Pricing can be hard to predict. Compute costs scale quickly if you're not careful with cluster sizing and SKU selection, and it's not always obvious which workload tier you actually need until you see the bill. The notebook IDE, while functional, still lags behind a real editor for refactoring, multi-file navigation, and code review workflows
What problems is the product solving and how is that benefiting you?
Tool consolidation is the biggest one. Before, you'd need separate systems for ingestion, transformation, warehousing, governance, and serving each with its own learning curve, maintenance overhead, and integration headaches. Databricks collapses that into a single platform. Unity Catalog solves the data governance problem by giving you lineage, access control, and discoverability in one place instead of managing permissions across disconnected systems.


    Yuvashree M.

Fast, Governed Self-Service Data Exploration with Databricks Genie

  • March 27, 2026
  • Review provided by G2

What do you like best about the product?
As a data engineer, I use Databricks Genie to interact with data in natural language, while still relying on the same governed tables, metrics, and semantic models that my team has built. Instead of jumping straight into SQL notebooks for every exploratory ask, I or business users can phrase questions in plain language and let Genie translate them into structured, catalog‑aware queries. This keeps self‑service fast but also secure and governed.
What do you dislike about the product?
Laptop stability when multitasking
My laptop can hang or become noticeably sluggish when I’m working with multiple Genie tabs and dashboards at the same time, especially during heavier queries or more demanding visualizations. This hurts the overall user experience and can slow down iterative development and analysis.

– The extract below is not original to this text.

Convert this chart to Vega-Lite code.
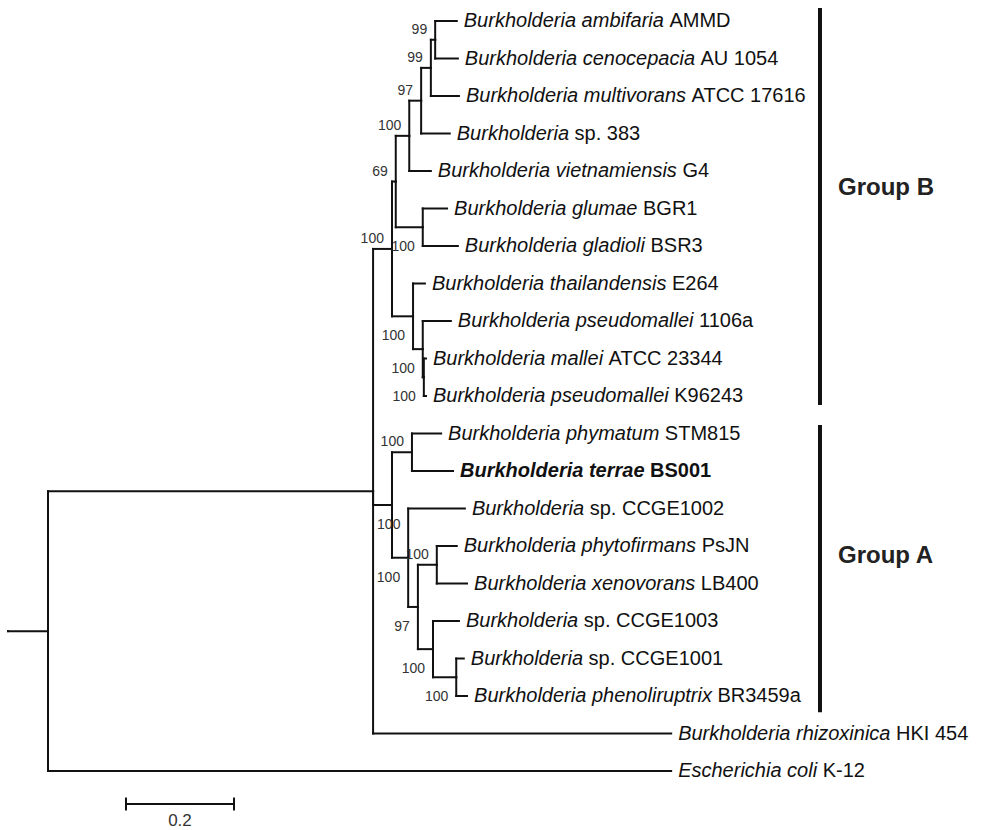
{
  "$schema": "https://vega.github.io/schema/vega-lite/v6.json",
  "width": 982,
  "height": 830,
  "autosize": "none",
  "padding": 0,
  "background": "white",
  "config": {"view": {"stroke": null}},
  "datasets": {
    "nodes": [
      {"id": "stub", "x": -0.074, "y": 17.27},
      {"id": "root", "parent": "stub", "x": 0, "y": 17.27},
      {"id": "coli", "parent": "root", "x": 1.154, "y": 21, "name": "Escherichia coli", "strain": "K-12"},
      {"id": "R", "parent": "root", "x": 0.602, "y": 13.539},
      {"id": "rhizoxinica", "parent": "R", "x": 1.154, "y": 20, "name": "Burkholderia rhizoxinica", "strain": "HKI 454"},
      {"id": "N7", "parent": "R", "x": 0.637, "y": 7.078, "support": 100, "side": "above"},
      {"id": "N5", "parent": "N7", "x": 0.644, "y": 5.281, "support": 69, "side": "above"},
      {"id": "N4", "parent": "N5", "x": 0.669, "y": 4.0625, "support": 100, "side": "above"},
      {"id": "N3", "parent": "N4", "x": 0.691, "y": 3.125, "support": 97, "side": "above"},
      {"id": "N2", "parent": "N3", "x": 0.709, "y": 2.25, "support": 99, "side": "above"},
      {"id": "N1", "parent": "N2", "x": 0.717, "y": 1.5, "support": 99, "side": "above"},
      {"id": "ambifaria", "parent": "N1", "x": 0.757, "y": 1, "name": "Burkholderia ambifaria", "strain": "AMMD"},
      {"id": "cenocepacia", "parent": "N1", "x": 0.759, "y": 2, "name": "Burkholderia cenocepacia", "strain": "AU 1054"},
      {"id": "multivorans", "parent": "N2", "x": 0.761, "y": 3, "name": "Burkholderia multivorans", "strain": "ATCC 17616"},
      {"id": "sp383", "parent": "N3", "x": 0.744, "y": 4, "name": "Burkholderia", "strain": "sp. 383"},
      {"id": "vietnamiensis", "parent": "N4", "x": 0.709, "y": 5, "name": "Burkholderia vietnamiensis", "strain": "G4"},
      {"id": "N6", "parent": "N5", "x": 0.694, "y": 6.5, "support": 100, "side": "below"},
      {"id": "glumae", "parent": "N6", "x": 0.739, "y": 6, "name": "Burkholderia glumae", "strain": "BGR1"},
      {"id": "gladioli", "parent": "N6", "x": 0.759, "y": 7, "name": "Burkholderia gladioli", "strain": "BSR3"},
      {"id": "N8", "parent": "N7", "x": 0.676, "y": 8.875, "support": 100, "side": "below"},
      {"id": "thailandensis", "parent": "N8", "x": 0.698, "y": 8, "name": "Burkholderia thailandensis", "strain": "E264"},
      {"id": "N9", "parent": "N8", "x": 0.694, "y": 9.75, "support": 100, "side": "below"},
      {"id": "pm1106a", "parent": "N9", "x": 0.746, "y": 9, "name": "Burkholderia pseudomallei", "strain": "1106a"},
      {"id": "N10", "parent": "N9", "x": 0.696, "y": 10.5, "support": 100, "side": "below"},
      {"id": "mallei", "parent": "N10", "x": 0.7, "y": 10, "name": "Burkholderia mallei", "strain": "ATCC 23344"},
      {"id": "pmK96243", "parent": "N10", "x": 0.7, "y": 11, "name": "Burkholderia pseudomallei", "strain": "K96243"},
      {"id": "N12", "parent": "R", "x": 0.637, "y": 13.906, "support": 100, "side": "branch"},
      {"id": "N13", "parent": "N12", "x": 0.674, "y": 12.5, "support": 100, "side": "above"},
      {"id": "phymatum", "parent": "N13", "x": 0.728, "y": 12, "name": "Burkholderia phymatum", "strain": "STM815"},
      {"id": "terrae", "parent": "N13", "x": 0.75, "y": 13, "name": "Burkholderia terrae", "strain": "BS001"},
      {"id": "N14", "parent": "N12", "x": 0.667, "y": 15.3125, "support": 100, "side": "below"},
      {"id": "CCGE1002", "parent": "N14", "x": 0.772, "y": 14, "name": "Burkholderia", "strain": "sp. CCGE1002"},
      {"id": "N15", "parent": "N14", "x": 0.685, "y": 16.625, "support": 97, "side": "below"},
      {"id": "N16", "parent": "N15", "x": 0.72, "y": 15.5, "support": 100, "side": "above"},
      {"id": "phytofirmans", "parent": "N16", "x": 0.757, "y": 15, "name": "Burkholderia phytofirmans", "strain": "PsJN"},
      {"id": "xenovorans", "parent": "N16", "x": 0.776, "y": 16, "name": "Burkholderia xenovorans", "strain": "LB400"},
      {"id": "N17", "parent": "N15", "x": 0.713, "y": 17.75, "support": 100, "side": "below"},
      {"id": "CCGE1003", "parent": "N17", "x": 0.761, "y": 17, "name": "Burkholderia", "strain": "sp. CCGE1003"},
      {"id": "N18", "parent": "N17", "x": 0.756, "y": 18.5, "support": 100, "side": "below"},
      {"id": "CCGE1001", "parent": "N18", "x": 0.77, "y": 18, "name": "Burkholderia", "strain": "sp. CCGE1001"},
      {"id": "phenoliruptrix", "parent": "N18", "x": 0.776, "y": 19, "name": "Burkholderia phenoliruptrix", "strain": "BR3459a"}
    ],
    "groups": [
      {"group": "Group B", "from": 0.65, "to": 11.24, "labelRow": 5.45},
      {"group": "Group A", "from": 11.77, "to": 19.43, "labelRow": 15.27}
    ],
    "scalebar": [
      {"x0": 0.1444, "x1": 0.3444, "len": 0.2}
    ]
  },
  "layer": [
    {
      "data": {"name": "nodes"},
      "transform": [
        {"filter": "isValid(datum.parent)"},
        {"lookup": "parent", "from": {"data": {"name": "nodes"}, "key": "id", "fields": ["x", "y"]}, "as": ["px", "py"]}
      ],
      "mark": {"type": "rule", "color": "#111", "strokeWidth": 2, "strokeCap": "square"},
      "encoding": {
        "x": {"field": "px", "type": "quantitative", "scale": {"domain": [-0.08889, 1.72963], "nice": false, "zero": false}, "axis": null},
        "x2": {"field": "x"},
        "y": {"field": "y", "type": "quantitative", "scale": {"domain": [0.44, 22.573], "nice": false, "zero": false, "reverse": true}, "axis": null}
      }
    },
    {
      "data": {"name": "nodes"},
      "transform": [
        {"filter": "isValid(datum.parent)"},
        {"lookup": "parent", "from": {"data": {"name": "nodes"}, "key": "id", "fields": ["x", "y"]}, "as": ["px", "py"]}
      ],
      "mark": {"type": "rule", "color": "#111", "strokeWidth": 2, "strokeCap": "square"},
      "encoding": {
        "x": {"field": "px", "type": "quantitative", "scale": {"domain": [-0.08889, 1.72963], "nice": false, "zero": false}, "axis": null},
        "y": {"field": "py", "type": "quantitative", "scale": {"domain": [0.44, 22.573], "nice": false, "zero": false, "reverse": true}, "axis": null},
        "y2": {"field": "y"}
      }
    },
    {
      "data": {"name": "nodes"},
      "transform": [{"filter": "isValid(datum.name) && datum.id !== 'terrae'"}],
      "mark": {"type": "text", "font": "Liberation Sans", "fontSize": 20, "fontStyle": "italic", "align": "left", "baseline": "middle", "dx": 7, "color": "#111"},
      "encoding": {
        "x": {"field": "x", "type": "quantitative", "scale": {"domain": [-0.08889, 1.72963], "nice": false, "zero": false}, "axis": null},
        "y": {"field": "y", "type": "quantitative", "scale": {"domain": [0.44, 22.573], "nice": false, "zero": false, "reverse": true}, "axis": null},
        "text": {"field": "name"}
      }
    },
    {
      "data": {"name": "nodes"},
      "transform": [{"filter": "isValid(datum.name) && datum.id !== 'terrae'"}],
      "mark": {
        "type": "text", "font": "Liberation Sans", "fontSize": 20, "align": "left", "baseline": "middle", "color": "#111",
        "dx": {"expr": "7 + 20 * (0.556 * length(datum.name) - 0.334 * (length(datum.name) - length(replace(datum.name, regexp('[ijl]', 'g'), ''))) - 0.278 * (length(datum.name) - length(replace(datum.name, regexp('[ft .]', 'g'), ''))) - 0.223 * (length(datum.name) - length(replace(datum.name, regexp('r', 'g'), ''))) - 0.056 * (length(datum.name) - length(replace(datum.name, regexp('[cksvxyz]', 'g'), ''))) + 0.166 * (length(datum.name) - length(replace(datum.name, regexp('w', 'g'), ''))) + 0.277 * (length(datum.name) - length(replace(datum.name, regexp('m', 'g'), ''))) + 0.111 * (length(datum.name) - length(replace(datum.name, regexp('[BE]', 'g'), ''))) + 0.278)"}
      },
      "encoding": {
        "x": {"field": "x", "type": "quantitative", "scale": {"domain": [-0.08889, 1.72963], "nice": false, "zero": false}, "axis": null},
        "y": {"field": "y", "type": "quantitative", "scale": {"domain": [0.44, 22.573], "nice": false, "zero": false, "reverse": true}, "axis": null},
        "text": {"field": "strain"}
      }
    },
    {
      "data": {"name": "nodes"},
      "transform": [{"filter": "datum.id === 'terrae'"}],
      "mark": {"type": "text", "font": "Liberation Sans", "fontSize": 20, "fontStyle": "italic", "fontWeight": "bold", "align": "left", "baseline": "middle", "dx": 7, "color": "#111"},
      "encoding": {
        "x": {"field": "x", "type": "quantitative", "scale": {"domain": [-0.08889, 1.72963], "nice": false, "zero": false}, "axis": null},
        "y": {"field": "y", "type": "quantitative", "scale": {"domain": [0.44, 22.573], "nice": false, "zero": false, "reverse": true}, "axis": null},
        "text": {"field": "name"}
      }
    },
    {
      "data": {"name": "nodes"},
      "transform": [{"filter": "datum.id === 'terrae'"}],
      "mark": {
        "type": "text", "font": "Liberation Sans", "fontSize": 20, "fontWeight": "bold", "align": "left", "baseline": "middle", "color": "#111",
        "dx": {"expr": "7 + 20 * (0.611 * length(datum.name) - 0.055 * (length(datum.name) - length(replace(datum.name, regexp('[acekvsxy]', 'g'), ''))) - 0.111 * (length(datum.name) - length(replace(datum.name, regexp('z', 'g'), ''))) - 0.333 * (length(datum.name) - length(replace(datum.name, regexp('[ijl .]', 'g'), ''))) - 0.278 * (length(datum.name) - length(replace(datum.name, regexp('[ft]', 'g'), ''))) - 0.222 * (length(datum.name) - length(replace(datum.name, regexp('r', 'g'), ''))) + 0.278 * (length(datum.name) - length(replace(datum.name, regexp('m', 'g'), ''))) + 0.111 * (length(datum.name) - length(replace(datum.name, regexp('B', 'g'), ''))) + 0.278)"}
      },
      "encoding": {
        "x": {"field": "x", "type": "quantitative", "scale": {"domain": [-0.08889, 1.72963], "nice": false, "zero": false}, "axis": null},
        "y": {"field": "y", "type": "quantitative", "scale": {"domain": [0.44, 22.573], "nice": false, "zero": false, "reverse": true}, "axis": null},
        "text": {"field": "strain"}
      }
    },
    {
      "data": {"name": "nodes"},
      "transform": [
        {"filter": "isValid(datum.support)"},
        {"lookup": "parent", "from": {"data": {"name": "nodes"}, "key": "id", "fields": ["x"]}, "as": ["px"]}
      ],
      "mark": {
        "type": "text", "font": "Liberation Sans", "fontSize": 14, "baseline": "middle", "color": "#333",
        "align": {"expr": "datum.side === 'branch' ? 'left' : 'right'"},
        "dx": {"expr": "datum.side === 'branch' ? scale('x', datum.px) - scale('x', datum.x) + 4 : -8"},
        "dy": {"expr": "datum.side === 'above' ? -10 : 20"}
      },
      "encoding": {
        "x": {"field": "x", "type": "quantitative", "scale": {"domain": [-0.08889, 1.72963], "nice": false, "zero": false}, "axis": null},
        "y": {"field": "y", "type": "quantitative", "scale": {"domain": [0.44, 22.573], "nice": false, "zero": false, "reverse": true}, "axis": null},
        "text": {"field": "support"}
      }
    },
    {
      "data": {"name": "groups"},
      "mark": {"type": "rule", "color": "#111", "strokeWidth": 4},
      "encoding": {
        "x": {"datum": 1.4296, "type": "quantitative", "scale": {"domain": [-0.08889, 1.72963], "nice": false, "zero": false}, "axis": null},
        "y": {"field": "from", "type": "quantitative", "scale": {"domain": [0.44, 22.573], "nice": false, "zero": false, "reverse": true}, "axis": null},
        "y2": {"field": "to"}
      }
    },
    {
      "data": {"name": "groups"},
      "mark": {"type": "text", "font": "Liberation Sans", "fontSize": 24, "fontWeight": "bold", "align": "left", "baseline": "middle", "dx": 18, "color": "#222"},
      "encoding": {
        "x": {"datum": 1.4296, "type": "quantitative", "scale": {"domain": [-0.08889, 1.72963], "nice": false, "zero": false}, "axis": null},
        "y": {"field": "labelRow", "type": "quantitative", "scale": {"domain": [0.44, 22.573], "nice": false, "zero": false, "reverse": true}, "axis": null},
        "text": {"field": "group"}
      }
    },
    {
      "data": {"name": "scalebar"},
      "mark": {"type": "rule", "color": "#111", "strokeWidth": 2},
      "encoding": {
        "x": {"field": "x0", "type": "quantitative", "scale": {"domain": [-0.08889, 1.72963], "nice": false, "zero": false}, "axis": null},
        "x2": {"field": "x1"},
        "y": {"datum": 21.88, "type": "quantitative", "scale": {"domain": [0.44, 22.573], "nice": false, "zero": false, "reverse": true}, "axis": null}
      }
    },
    {
      "data": {"name": "scalebar"},
      "mark": {"type": "rule", "color": "#111", "strokeWidth": 2},
      "encoding": {
        "x": {"field": "x0", "type": "quantitative", "scale": {"domain": [-0.08889, 1.72963], "nice": false, "zero": false}, "axis": null},
        "y": {"datum": 21.707, "type": "quantitative", "scale": {"domain": [0.44, 22.573], "nice": false, "zero": false, "reverse": true}, "axis": null},
        "y2": {"datum": 22.053}
      }
    },
    {
      "data": {"name": "scalebar"},
      "mark": {"type": "rule", "color": "#111", "strokeWidth": 2},
      "encoding": {
        "x": {"field": "x1", "type": "quantitative", "scale": {"domain": [-0.08889, 1.72963], "nice": false, "zero": false}, "axis": null},
        "y": {"datum": 21.707, "type": "quantitative", "scale": {"domain": [0.44, 22.573], "nice": false, "zero": false, "reverse": true}, "axis": null},
        "y2": {"datum": 22.053}
      }
    },
    {
      "data": {"name": "scalebar"},
      "transform": [{"calculate": "(datum.x0 + datum.x1) / 2", "as": "mid"}],
      "mark": {"type": "text", "font": "Liberation Sans", "fontSize": 17, "align": "center", "baseline": "middle", "dy": 17, "color": "#333"},
      "encoding": {
        "x": {"field": "mid", "type": "quantitative", "scale": {"domain": [-0.08889, 1.72963], "nice": false, "zero": false}, "axis": null},
        "y": {"datum": 21.88, "type": "quantitative", "scale": {"domain": [0.44, 22.573], "nice": false, "zero": false, "reverse": true}, "axis": null},
        "text": {"field": "len", "format": ".1f"}
      }
    }
  ]
}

Latency with complex data models
With very wide schemas or more complex semantic models, Genie sometimes selects suboptimal joins or an overly broad/narrow level of granularity. As a result, I still need to review the generated SQL and optimize it myself. In that sense, it remains a helpful assistant rather than a fully autonomous query engine.
What problems is the product solving and how is that benefiting you?
In a recent project, the business wanted to understand a decline in customer‑lifetime‑value (CLV) in a specific region. A product manager used Genie to explore CLV trends by region and cohort, excluding refunds, directly from an AI/BI dashboard. From that conversation, I captured the core logic, wrapped it into a Delta Live Table pipeline, and scheduled it as a recurring job. This reduced ad‑hoc requests by roughly 30–40% and enabled ongoing self‑serve access to CLV insights while I focused on tuning performance and data‑quality rules.

Overall, Genie helps me talk with my data in natural language, improves how quickly we uncover insights, and supports better data‑quality practices—though working across many Genie‑backed tabs can strain local hardware and sometimes slow down the workflow.